Monday, 9 August 2010

So what's so ghoulish about Mark Latham becoming - if only for a week or a season - a journalist? Surely members of parliament have the right to re-enter the workforce once a party decides they are past their used-by dates?

Laurie Oakes, as pre-eminent as they come his side of the mocrophones, says that Latham doesn't know "where the line is" and lashed out at his own employer - Channel Nine - which has put Latham on the payroll, after the ex-Opposition leader confronted the current PM on the hustings in typically forthright style.

Latham is also "full of bile", we're told by Oakes - who's always sanguine, as we know. So sanguine that his broadcast sign-off makes him sound as though he's morphing into a neighbouring time zone. But Latham is a different type of ghoul, according to Oakes.
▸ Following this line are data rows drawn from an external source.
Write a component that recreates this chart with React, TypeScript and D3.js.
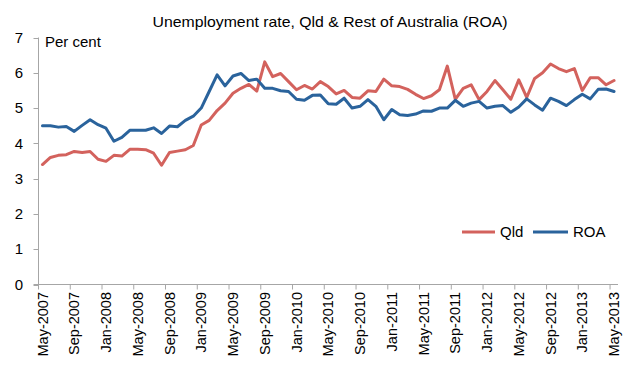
import React from "react";
import * as d3 from "d3";

const title = "Unemployment rate, Qld & Rest of Australia (ROA)";
const yAxisLabel = "Per cent";
const seriesNames = ["Qld", "ROA"];
const startMonth = new Date(2007, 4, 1); // May 2007
const yTicks = [0, 1, 2, 3, 4, 5, 6, 7];
const tickLabels = [
  "May-2007", "Sep-2007", "Jan-2008", "May-2008", "Sep-2008", "Jan-2009", "May-2009",
  "Sep-2009", "Jan-2010", "May-2010", "Sep-2010", "Jan-2011", "May-2011", "Sep-2011",
  "Jan-2012", "May-2012", "Sep-2012", "Jan-2013", "May-2013",
];

const qld = [
  3.40, 3.60, 3.66, 3.68, 3.77, 3.74, 3.77, 3.55, 3.49, 3.66, 3.64, 3.83,
  3.83, 3.82, 3.72, 3.38, 3.74, 3.78, 3.82, 3.94, 4.52, 4.65, 4.93, 5.14,
  5.42, 5.56, 5.67, 5.48, 6.31, 5.89, 5.98, 5.75, 5.52, 5.64, 5.54, 5.75,
  5.61, 5.40, 5.50, 5.30, 5.28, 5.49, 5.47, 5.82, 5.63, 5.61, 5.53, 5.39,
  5.27, 5.35, 5.52, 6.19, 5.25, 5.56, 5.66, 5.24, 5.47, 5.78, 5.52, 5.25,
  5.80, 5.30, 5.84, 6.00, 6.25, 6.12, 6.03, 6.12, 5.50, 5.86, 5.86, 5.66,
  5.78,
];

const roa = [
  4.50, 4.50, 4.46, 4.48, 4.34, 4.51, 4.67, 4.53, 4.43, 4.06, 4.17, 4.37,
  4.37, 4.37, 4.44, 4.28, 4.49, 4.47, 4.65, 4.77, 5.00, 5.47, 5.94, 5.63,
  5.91, 5.98, 5.78, 5.82, 5.56, 5.56, 5.49, 5.47, 5.25, 5.22, 5.36, 5.37,
  5.12, 5.11, 5.28, 5.00, 5.05, 5.24, 5.05, 4.67, 4.96, 4.81, 4.79, 4.83,
  4.92, 4.91, 5.00, 5.00, 5.22, 5.05, 5.14, 5.19, 5.00, 5.05, 5.07, 4.88,
  5.03, 5.26, 5.09, 4.94, 5.28, 5.19, 5.07, 5.24, 5.39, 5.26, 5.53, 5.54,
  5.47,
];

const colors = ["#D3625D", "#2A639C"];
const FONT = "'Liberation Sans', Arial, sans-serif";

export default function App() {
  const W = 639;
  const H = 384;
  const months = d3.timeMonth.range(startMonth, d3.timeMonth.offset(startMonth, qld.length));
  const x = d3
    .scaleBand<number>()
    .domain(months.map((_, i) => i))
    .range([38.5, 618])
    .paddingInner(0)
    .paddingOuter(0);
  const bw = x.bandwidth();
  const y = d3.scaleLinear().domain([0, 7]).range([284.5, 37.5]);
  const cx = (i: number) => (x(i) as number) + bw / 2;

  const line = d3
    .line<number>()
    .x((_, i) => cx(i))
    .y((d) => y(d));

  const tickIdx = months.map((_, i) => i).filter((i) => i % 4 === 0);
  const axisColor = "#A6A6A6";
  const series = [qld, roa];

  return (
    <svg width={W} height={H} style={{ display: "block", position: "absolute", left: 0, top: 0 }} fontFamily={FONT}>
      <rect x={0} y={0} width={W} height={H} fill="#fff" />
      <text x={330} y={27} textAnchor="middle" fontSize={15} fill="#000" textLength={355} lengthAdjust="spacingAndGlyphs">
        {title}
      </text>
      {/* y axis */}
      <line x1={38.5} x2={38.5} y1={y(7)} y2={y(0)} stroke={axisColor} strokeWidth={1} />
      {yTicks.map((t) => (
        <g key={t}>
          <line x1={33.5} x2={38.5} y1={Math.round(y(t)) + 0.5} y2={Math.round(y(t)) + 0.5} stroke={axisColor} />
          <text x={23} y={y(t)} dy="0.35em" textAnchor="end" fontSize={15} fill="#000">
            {t}
          </text>
        </g>
      ))}
      <text x={45} y={47} fontSize={15} fill="#000">
        {yAxisLabel}
      </text>
      {/* x axis */}
      <line x1={33.5} x2={618} y1={284.5} y2={284.5} stroke={axisColor} strokeWidth={1} />
      {tickIdx.map((i, k) => (
        <g key={i}>
          <line x1={(x(i) as number)} x2={(x(i) as number)} y1={284.5} y2={289.5} stroke={axisColor} />
          <text
            transform={`translate(${cx(i)},292) rotate(-90)`}
            textAnchor="end"
            dy="0.35em"
            fontSize={14.5}
            fill="#000"
          >
            {tickLabels[k]}
          </text>
        </g>
      ))}
      {/* lines */}
      {series.map((s, k) => (
        <path key={k} d={line(s) || ""} fill="none" stroke={colors[k]} strokeWidth={3} strokeLinejoin="round" strokeLinecap="round" />
      ))}
      {/* legend */}
      <g>
        <line x1={462} x2={495} y1={232} y2={232} stroke={colors[0]} strokeWidth={3} />
        <text x={500} y={232} dy="0.35em" fontSize={15} fill="#000">{seriesNames[0]}</text>
        <line x1={533} x2={568} y1={232} y2={232} stroke={colors[1]} strokeWidth={3} />
        <text x={573} y={232} dy="0.35em" fontSize={15} fill="#000">{seriesNames[1]}</text>
      </g>
    </svg>
  );
}
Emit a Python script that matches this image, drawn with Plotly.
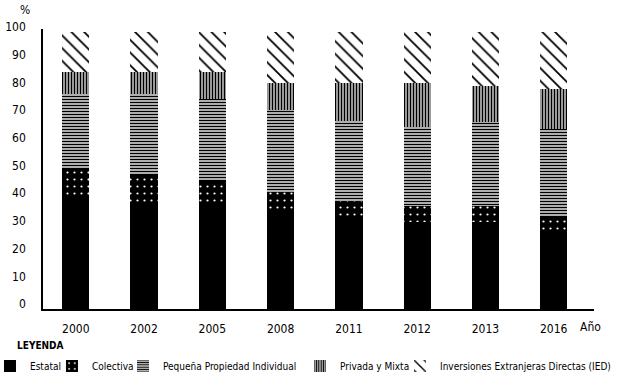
import plotly.graph_objects as go

years = ["2000", "2002", "2005", "2008", "2011", "2012", "2013", "2016"]
estatal = [40.3, 38.4, 38.4, 35.5, 33.5, 31.4, 31.5, 27.8]
colectiva = [10.1, 10.0, 7.9, 6.6, 5.5, 5.8, 5.6, 5.5]
pequena = [27.2, 29.2, 29.6, 29.7, 29.0, 28.4, 30.5, 31.6]
privada = [8.1, 8.1, 9.8, 9.9, 13.7, 16.1, 13.0, 14.4]
ied = [14.3, 14.3, 14.3, 18.3, 18.3, 18.3, 19.4, 20.7]
y_ticks = [0, 10, 20, 30, 40, 50, 60, 70, 80, 90, 100]

FONT = "DejaVu Sans Condensed, DejaVu Sans, sans-serif"

series = [
    ("Estatal", estatal, dict(shape="", bgcolor="black", fgcolor="black")),
    ("Colectiva", colectiva, dict(shape=".", bgcolor="black", fgcolor="white", size=7, solidity=0.08)),
    ("Pequeña Propiedad Individual", pequena, dict(shape="-", bgcolor="white", fgcolor="black", size=3, solidity=0.55)),
    ("Privada y Mixta", privada, dict(shape="|", bgcolor="white", fgcolor="black", size=3, solidity=0.6)),
    ("Inversiones Extranjeras Directas (IED)", ied, dict(shape="\\", bgcolor="white", fgcolor="black", size=9, solidity=0.2)),
]

# one legend per entry so each entry sits where the reference has it
legend_x = [-0.0962, 0.0163, 0.1452, 0.4664, 0.6479]
legend_names = ["legend", "legend2", "legend3", "legend4", "legend5"]

fig = go.Figure()
for (name, vals, pat), lg in zip(series, legend_names):
    fig.add_trace(go.Bar(
        x=years, y=vals, name=name, legend=lg,
        marker=dict(color="black", pattern=dict(fillmode="replace", **pat), line=dict(width=0)),
        width=0.4,
    ))

legend_common = dict(
    orientation="h", xanchor="left", y=-0.2036, yanchor="middle",
    font=dict(size=10), itemwidth=30, bgcolor="rgba(0,0,0,0)",
)
layout_legends = {lg: dict(x=x, **legend_common) for lg, x in zip(legend_names, legend_x)}

fig.update_layout(
    barmode="stack",
    width=625, height=384,
    margin=dict(l=43, r=31, t=29, b=75, autoexpand=False),
    paper_bgcolor="white", plot_bgcolor="white",
    font=dict(family=FONT, size=12, color="black"),
    showlegend=True,
    xaxis=dict(
        type="category", range=[-0.48, 7.59],
        showline=True, linecolor="black", linewidth=1.5,
        ticks="", showgrid=False, tickfont=dict(size=12), ticklabelstandoff=8,
    ),
    yaxis=dict(
        range=[0, 101.1], tickvals=y_ticks,
        showline=True, linecolor="black", linewidth=1.5,
        ticks="", showgrid=False, zeroline=False,
        tickfont=dict(size=12), ticklabelshift=-5, ticklabelstandoff=13,
    ),
    annotations=[
        dict(text="%", xref="paper", yref="paper", x=-0.0327, y=1.068, showarrow=False,
             xanchor="center", yanchor="middle", font=dict(size=12)),
        dict(text="Año", xref="paper", yref="paper", x=0.971, y=-0.064, showarrow=False,
             xanchor="left", yanchor="middle", font=dict(size=12)),
        dict(text="<b>LEYENDA</b>", xref="paper", yref="paper", x=-0.0508, y=-0.129,
             showarrow=False, xanchor="left", yanchor="middle", font=dict(size=10)),
    ],
    **layout_legends,
)

fig.write_html("out.html", config={"displayModeBar": False},
               post_script="document.body.style.margin='0px';")
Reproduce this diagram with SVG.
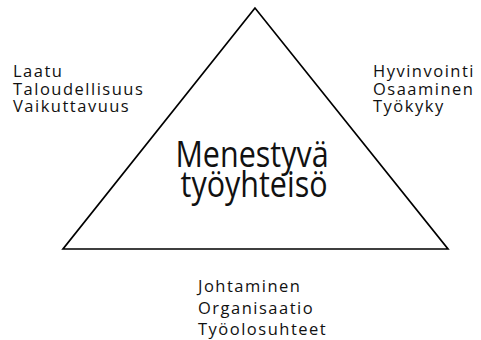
<svg xmlns="http://www.w3.org/2000/svg" width="481" height="340" viewBox="0 0 481 340">
  <style>
    .side { font-family: "Open Sans", "Liberation Sans", sans-serif; font-size: 16.5px; fill: #111; letter-spacing: 1.5px; }
    .core { font-family: "Open Sans", "Liberation Sans", sans-serif; font-size: 30.5px; fill: #111; text-anchor: middle; }
    .edge { fill: none; stroke: #000; stroke-width: 1.7; stroke-linejoin: miter; }
  </style>
  <rect width="481" height="340" fill="#fff"/>

  <!-- triangle outline -->
  <g id="connectors">
    <polygon class="edge" points="255,8 63,249 448,249"/>
  </g>

  <!-- centre label, slightly stretched upright -->
  <g id="node-centre">
    <text class="core" transform="translate(252,167) scale(1,1.2)">Menestyvä</text>
    <text class="core" transform="translate(254,197) scale(1,1.2)">työyhteisö</text>
  </g>

  <!-- left corner list -->
  <g id="node-left">
    <text class="side" x="13" y="77">Laatu</text>
    <text class="side" x="13" y="94.5">Taloudellisuus</text>
    <text class="side" x="13" y="112">Vaikuttavuus</text>
  </g>

  <!-- right corner list -->
  <g id="node-right">
    <text class="side" x="373" y="77">Hyvinvointi</text>
    <text class="side" x="373" y="94.5">Osaaminen</text>
    <text class="side" x="373" y="112">Työkyky</text>
  </g>

  <!-- bottom list -->
  <g id="node-bottom">
    <text class="side" x="198" y="292">Johtaminen</text>
    <text class="side" x="198" y="313.5">Organisaatio</text>
    <text class="side" x="198" y="335">Työolosuhteet</text>
  </g>
</svg>
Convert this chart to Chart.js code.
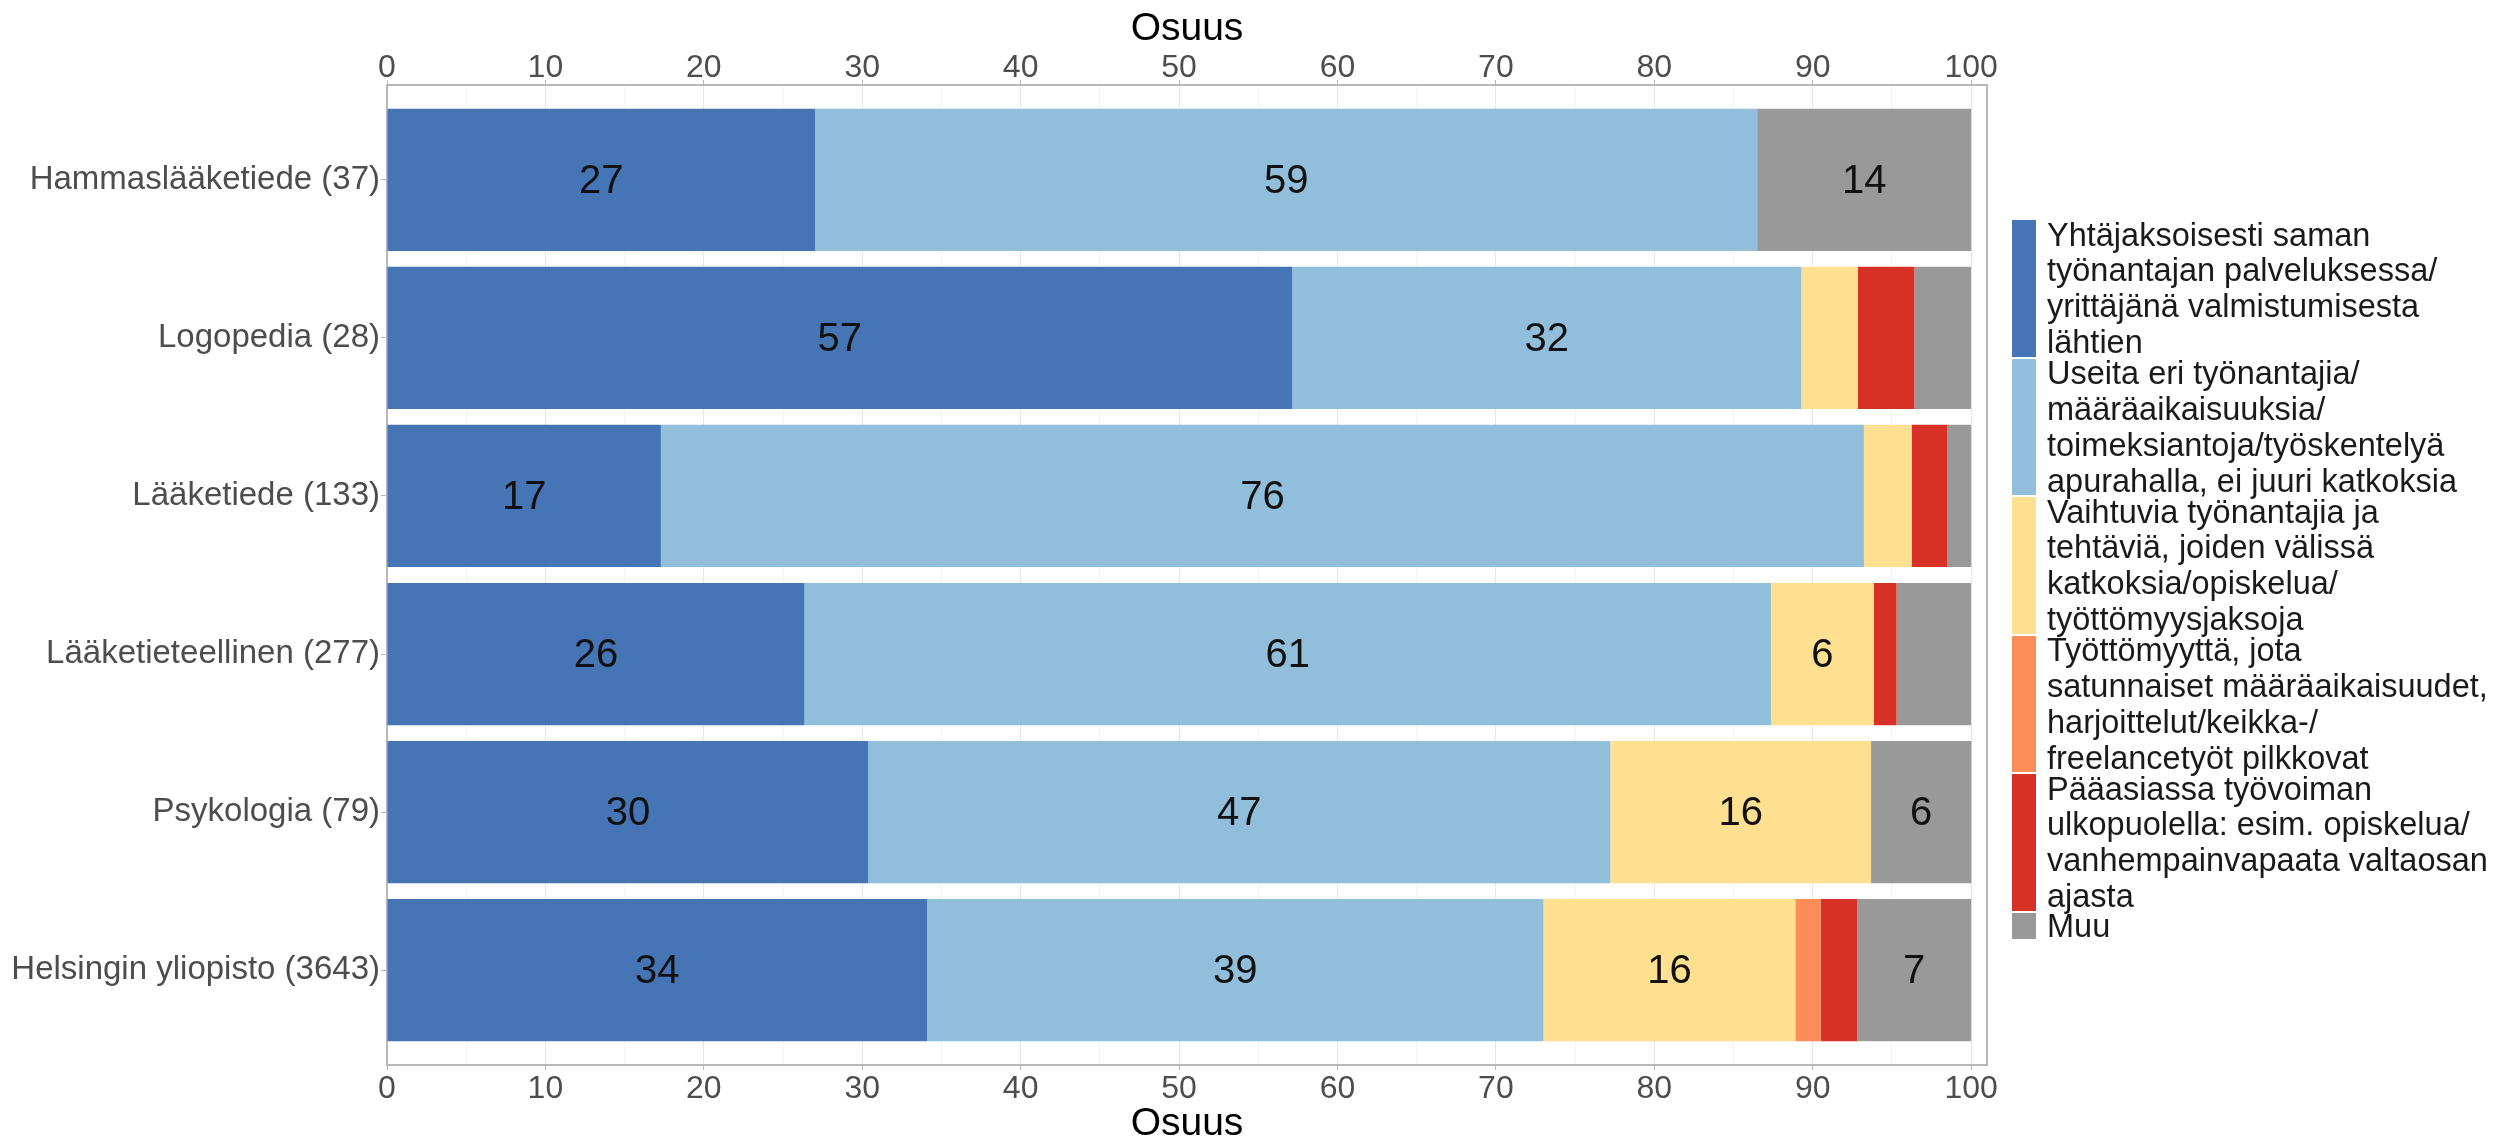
<!DOCTYPE html>
<html>
<head>
<meta charset="utf-8">
<script src="https://cdn.jsdelivr.net/npm/chart.js@4.4.1/dist/chart.umd.min.js"></script>
<style>
  body { margin: 0; background: #fff; }
  #wrap { position: relative; width: 2504px; height: 1140px; }
  #legend { position: absolute; left: 2012px; top: 220px; font-family: "Liberation Sans", Arial, sans-serif; font-size: 32.5px; color: #1a1a1a; }
  .item { display: flex; align-items: center; }
  .key { width: 24px; height: 100%; margin-right: 11px; flex: none; box-sizing: border-box; border-bottom: 2px solid #fff; }
  .txt { white-space: pre-line; line-height: 35.8px; }
</style>
</head>
<body>
<div id="wrap">
  <canvas id="chart" width="2504" height="1140"></canvas>
  <div id="legend"></div>
</div>
<script>
const categories = [
  "Hammaslääketiede (37)",
  "Logopedia (28)",
  "Lääketiede (133)",
  "Lääketieteellinen (277)",
  "Psykologia (79)",
  "Helsingin yliopisto (3643)"
];

const seriesNames = [
  "Yhtäjaksoisesti saman\ntyönantajan palveluksessa/\nyrittäjänä valmistumisesta\nlähtien",
  "Useita eri työnantajia/\nmääräaikaisuuksia/\ntoimeksiantoja/työskentelyä\napurahalla, ei juuri katkoksia",
  "Vaihtuvia työnantajia ja\ntehtäviä, joiden välissä\nkatkoksia/opiskelua/\ntyöttömyysjaksoja",
  "Työttömyyttä, jota\nsatunnaiset määräaikaisuudet,\nharjoittelut/keikka-/\nfreelancetyöt pilkkovat",
  "Pääasiassa työvoiman\nulkopuolella: esim. opiskelua/\nvanhempainvapaata valtaosan\najasta",
  "Muu"
];

const yhtajaksoisesti = [27.03, 57.14, 17.29, 26.35, 30.38, 34.1];
const useita = [59.46, 32.14, 75.94, 61.01, 46.84, 38.9];
const vaihtuvia = [0, 3.57, 3.01, 6.49, 16.46, 15.9];
const tyottomyytta = [0, 0, 0, 0, 0, 1.6];
const paaasiassa = [0, 3.57, 2.26, 1.44, 0, 2.3];
const muu = [13.51, 3.57, 1.50, 4.70, 6.33, 7.2];

const xTickLabels = [0, 10, 20, 30, 40, 50, 60, 70, 80, 90, 100];

const seriesValues = [yhtajaksoisesti, useita, vaihtuvia, tyottomyytta, paaasiassa, muu];
const colors = ["#4575b4", "#91bfdb", "#fee090", "#fc8d59", "#d73027", "#999999"];

const FONT = "'Liberation Sans', Arial, sans-serif";
const GREY_TEXT = "#4d4d4d";
const BORDER = "#b8b8b8";

// major ticks every 10 plus minor gridlines half way between
function xTicks(scale) {
  const t = [];
  xTickLabels.forEach((v, i) => {
    t.push({ value: v });
    if (i < xTickLabels.length - 1) t.push({ value: (v + xTickLabels[i + 1]) / 2 });
  });
  scale.ticks = t;
}
const isMajor = v => xTickLabels.includes(v);

function xAxis(position, height, drawGrid) {
  const top = position === "top";
  return {
    type: "linear",
    position,
    min: 0,
    max: 101,
    stacked: true,
    afterBuildTicks: xTicks,
    afterFit: s => { s.height = height; },
    ticks: {
      font: { family: FONT, size: 32 },
      color: GREY_TEXT,
      padding: top ? -7 : 0,
      autoSkip: false,
      maxRotation: 0,
      callback: v => isMajor(v) ? v : ""
    },
    grid: {
      drawOnChartArea: drawGrid,
      color: ctx => ctx.tick && isMajor(ctx.tick.value) ? "#e6e6e6" : "#f3f3f3",
      tickColor: ctx => ctx.tick && isMajor(ctx.tick.value) ? BORDER : "rgba(0,0,0,0)",
      tickLength: 5
    },
    border: { color: BORDER, width: 2 },
    title: {
      display: true,
      text: "Osuus",
      color: "#000",
      font: { family: FONT, size: 39, lineHeight: 1 },
      padding: top ? { top: 10, bottom: 0 } : { top: 0, bottom: -4 }
    }
  };
}

const barLabels = {
  id: "barLabels",
  afterDatasetsDraw(chart) {
    const ctx = chart.ctx;
    ctx.save();
    ctx.font = "40px " + FONT;
    ctx.fillStyle = "#111";
    ctx.textAlign = "center";
    ctx.textBaseline = "middle";
    chart.data.datasets.forEach((ds, di) => {
      const meta = chart.getDatasetMeta(di);
      meta.data.forEach((el, i) => {
        const v = seriesValues[di][i];
        if (v < 5) return;
        ctx.fillText(Math.round(v), (el.x + el.base) / 2, el.y + 2);
      });
    });
    ctx.restore();
  }
};

new Chart(document.getElementById("chart"), {
  type: "bar",
  data: {
    datasets: seriesValues.map((vals, si) => ({
      label: seriesNames[si],
      data: vals.map((v, i) => ({ x: v, y: i })),
      backgroundColor: colors[si],
      borderWidth: 0,
      categoryPercentage: 0.9,
      barPercentage: 1
    }))
  },
  options: {
    indexAxis: "y",
    responsive: false,
    animation: false,
    layout: { padding: { left: 0, right: 517, top: 0, bottom: 0 } },
    plugins: {
      legend: { display: false },
      tooltip: { enabled: false }
    },
    scales: {
      x: xAxis("bottom", 75, true),
      xTop: xAxis("top", 85, false),
      y: {
        type: "linear",
        min: -0.6,
        max: 5.6,
        reverse: true,
        stacked: true,
        offset: false,
        afterBuildTicks: s => { s.ticks = categories.map((c, i) => ({ value: i })); },
        afterFit: s => { s.width = 387; },
        ticks: {
          font: { family: FONT, size: 33 },
          color: GREY_TEXT,
          padding: 1,
          autoSkip: false,
          callback: v => categories[v]
        },
        grid: { offset: false, drawOnChartArea: false, tickLength: 6, tickColor: BORDER },
        border: { color: BORDER, width: 2 }
      },
      yRight: {
        type: "linear",
        position: "right",
        min: -0.6,
        max: 5.6,
        ticks: { display: false },
        grid: { display: false },
        border: { color: BORDER, width: 2 },
        afterFit: s => { s.width = 0; }
      }
    }
  },
  plugins: [barLabels]
});

// legend: tall keys, multi-line text
const keyHeights = [138.5, 138.5, 138.5, 138.5, 138.5, 28];
const legend = document.getElementById("legend");
seriesNames.forEach((name, i) => {
  const item = document.createElement("div");
  item.className = "item";
  item.style.height = keyHeights[i] + "px";
  const key = document.createElement("div");
  key.className = "key";
  key.style.background = colors[i];
  const txt = document.createElement("div");
  txt.className = "txt";
  txt.textContent = name;
  item.appendChild(key);
  item.appendChild(txt);
  legend.appendChild(item);
});
</script>
</body>
</html>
The trouble is that I am not sure Mark Latham knows where the line is. He's not a journalist; he's still full of bile and settling old scores. I don't really think it does 60 Minutes or the network much of a favour really to have him posing as a journalist.

But why should this make any difference? A lot of parliamentarians - at both state and federal level - go into private enterprise once they're done their dash on the public stage. Many go to work at banks, where their inside knowledge of the way governments run is an asset. Banks do business with governments as much as, say in America, do defense contractors.

Latham published a book after he retired from politics. It, too, was lambasted as bilious. He was aggressive when serving the public, most famously when he almost shook the prime minister's hand off when they met by accident at a radio studio.

It's Latham's schtick. Surely, if that's what he's good at, he can do as good a job as a journo as the next bloke. Journalists are known for their aggro, after all. We see it during press conferences. You know? The guy with a question who makes everything he says sound like an accusation of some public scandal.

So let Latham do his schtick and let's just enjoy it. After all, he may even become practised at it and then spend the next fifteen years at his computer keyboard railing against the machinations of the faceless men behind the scenes. It might even be refreshing to see their faces from time to time. It may even improve our democracy.